In the March 2016 issue of the Journal for the Scientific Study of Religion, Mark Chaves (author of one of my top ten faith enriching books) and Cyrus Schleifer offer the most in-depth quantitative analysis of American clergy compensation compared to American compensation in general and among the college educated workforce. Unique to their work is the inclusion of housing allowances, conversion of income to hourly rates using self-reported working hours, and comparison to two sets of workers: all college educated workers and all workers except those in the top paying thirty-five professions.
Overpaid, Underpaid, or Appropriately Compensated?
Chaves and Schleifer don’t exactly answer whether or not their research means clergy are overpaid, underpaid, or appropriately compensated. They, do, however, find the following to be true of clergy employed in full-time roles:
Clergy earn less than others of comparable education, age, race, gender, marital status, and location (and clergy serving congregations earn less than those who serve in other settings).
- Clergy work less today than in prior eras: 2013 – 43 hours a week, 1979 – 52 hours a week, 1934 – 76 hours.
- Clergy lost earnings ground between 1976 and 2013 relative to all college-educated workers, but improved their relative position when earnings inequality is considered. The latter sort is significant since all other worker wages are losing ground to the top group as income inequality widens.
- The clergy wage disadvantage dropped by about $3 an hour between 1982 and 2013, but remains significant at around $9 an hour.
- Entering the ranks of the clergy is associated with an average wage loss of 15% per hour while exiting the clergy for other work is associated with an average wage gain of 7% per hour based on wages in the year before and year following the change in working status respectively.
Clergy enter ministry for a variety of reasons. Many understand the role as a calling from God. Very few enter vocational training with lifetime financial earnings as a primary concern.
Regardless of compensation, clergy are happy about their work: more than six in 10 clergy say they are “very happy” in their work, but just over three in 10 Americans express similar satisfaction (Briggs citing Schleifer and Chaves’ reporting of GSS data).
The authors note several important limitations of their research, including the need to place the statistical changes in the larger perspective of the changes in American religion. Since 86% of clergy are employed by congregations, changes in congregations matter. Over the last 30 years the following changes likely contributed positively to wage increases on an hourly basis for full-time clergy:
- decline in number of congregations with full-time clergy (those remaining are, on average, likely better able to pay higher wages than the entire group was on average when full-time clergy were normative)

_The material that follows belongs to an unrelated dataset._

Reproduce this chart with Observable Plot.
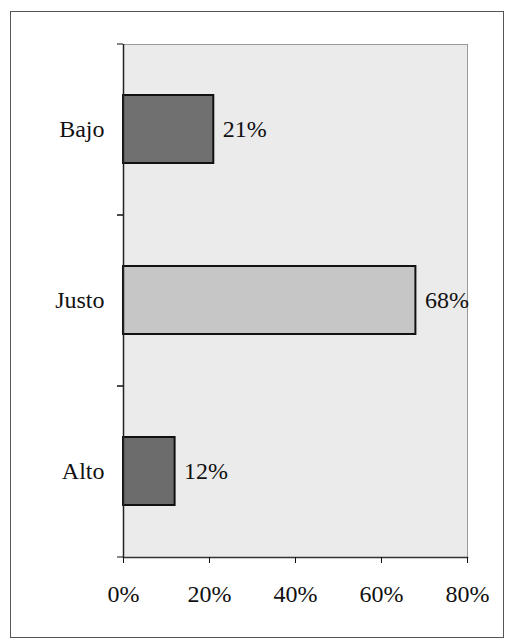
<!DOCTYPE html>
<html>
<head>
<meta charset="utf-8">
<script src="https://cdn.jsdelivr.net/npm/d3@7"></script>
<script src="https://cdn.jsdelivr.net/npm/@observablehq/plot@0.6"></script>
<style>
  html, body { margin: 0; padding: 0; background: #fff; }
  #wrap { position: relative; width: 512px; height: 641px; }
  #box { position: absolute; left: 10px; top: 11px; width: 494px; height: 627px; border: 1px solid #555; box-sizing: border-box; }
  #chart { position: absolute; left: 0; top: 0; }
</style>
</head>
<body>
<div id="wrap"><div id="box"></div><div id="chart"></div></div>
<script>
const categories = ["Bajo", "Justo", "Alto"];
const values = [0.21, 0.68, 0.12];
const labels = ["21%", "68%", "12%"];
const xTicks = [0, 0.2, 0.4, 0.6, 0.8];
const barColors = ["#707070", "#c6c6c6", "#6c6c6c"];

const data = categories.map((c, i) => ({cat: c, v: values[i], label: labels[i], color: barColors[i]}));

const W = 512, H = 641, mL = 123, mR = 45, mT = 44, mB = 84;
const step = (H - mT - mB) / categories.length;
const font = "'Liberation Serif', 'Times New Roman', serif";

const chart = Plot.plot({
  width: W, height: H,
  marginLeft: mL, marginRight: mR, marginTop: mT, marginBottom: mB,
  style: {fontFamily: font, fontSize: "24px", color: "#111", background: "transparent"},
  x: {domain: [0, 0.8], ticks: xTicks, tickFormat: d3.format(".0%"), label: null},
  y: {domain: categories, paddingInner: 0.6, paddingOuter: 0.3, label: null},
  marks: [
    Plot.frame({fill: "#ebebeb", stroke: "#9a9a9a"}),
    Plot.barX(data, {x: "v", y: "cat", fill: "color", stroke: "#111", strokeWidth: 2}),
    Plot.text(data, {x: "v", y: "cat", text: "label", textAnchor: "start", dx: 9, fontSize: 24, fill: "#111"}),
    Plot.ruleX([0], {stroke: "#222", strokeWidth: 1.5}),
    Plot.frame({anchor: "bottom", stroke: "#333", strokeWidth: 1.5}),
    Plot.axisX({ticks: xTicks, tickFormat: d3.format(".0%"), tickSize: 6, tickPadding: 21, fontSize: 24, label: null}),
    Plot.axisY({tickSize: 0, tickPadding: 19, fontSize: 24, label: null}),
    Plot.axisY({tickSize: 6, text: null, dy: -step / 2, label: null}),
    Plot.axisY({tickSize: 6, text: null, dy: step / 2, label: null})
  ]
});
document.getElementById("chart").appendChild(chart);
</script>
</body>
</html>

implementation of denominational minimum salaries
shift toward housing allowances instead of manses.
This data matters to me as someone who follows the Way of Jesus and seeks to be a part of a community of faith. It also matters as someone who has experienced the transition from another field into ministry and, more recently, from fifteen years of full-time ministry to a position outside of ministry. I also recognize my ministerial income was well above average, and that my higher than typical compensation was the result of serving congregations far larger than average.
This research sheds new light on an important piece of an ever changing puzzle relevant to individuals, churches, and seminaries. It will certainly inspire additional research.
- Are you surprised to learn that clergy make on average $9 less per hour than other college educated workers? Why or why not?
- Do you expect hourly wages for clergy to rise or fall relative to other workers outside the top 35 highest paid professions over the next decade? What do you think are a few of the key reasons why the outcome you chose is likely?